$ 2449999999999$.

How do you get it?

Minimal number, when it had minimal number od digits or maximum digits equal 9. Because $ S(2N)-S(N)=10$, the sum of digits <5 is 10 and 100=10+10*9. Minimal case when $ 2449...9 (ten \ 9)$

Call the number $ \overline{abcdefg.....}$ Consider multiplying a number by 2 by hand. For a digit less than 5, there won't be a carry, so the resulting digit will be twice the original. Otherwise, you will carry the one, so the resulting digit will be twice it minus 10, but because of the carry, you will add one to the next number.

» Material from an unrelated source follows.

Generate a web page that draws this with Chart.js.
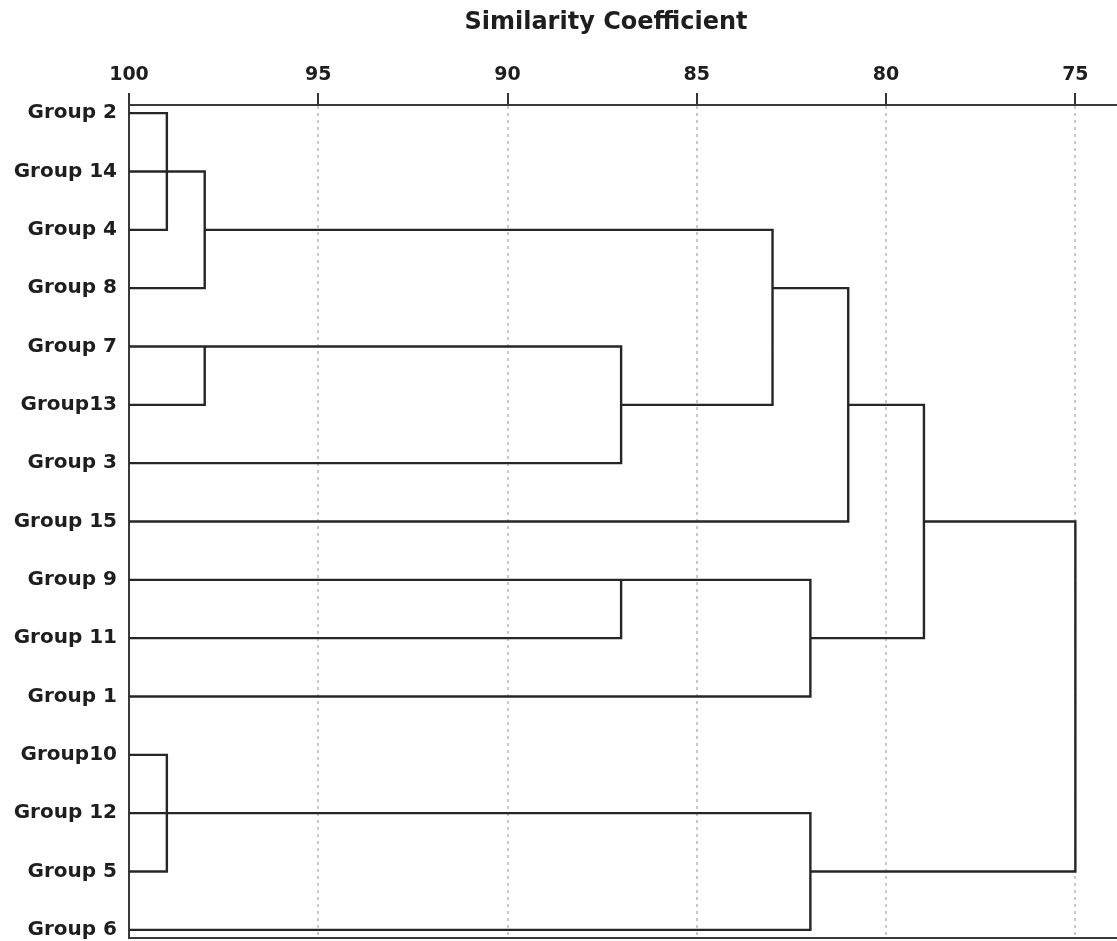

So for each digit n, the amount contributed to the sum of the digits of twice the number is either 2n or 2n-9. So if we subtract these from the original digit to get the difference in the sums, each digit contributes either n or n-9 and the difference in the digit sums is 10. So we have a+b+c+d...=100 and {a or a-9}+{b or b-9}+{c or c-9}...=10. Hence, 10 of the digits must contribute n-9, so there must be 10 carries, so since the digits add up to 100, the least is 2449999999999.

we only have to consider how much times the carries occur,and can easily get the answer $249999999999$. (if there is no carry,then the digit sum of $2N$ will be 200;since the digit sum will decrease by $9$ after we increase a craay,hence $10$ carries must occurs).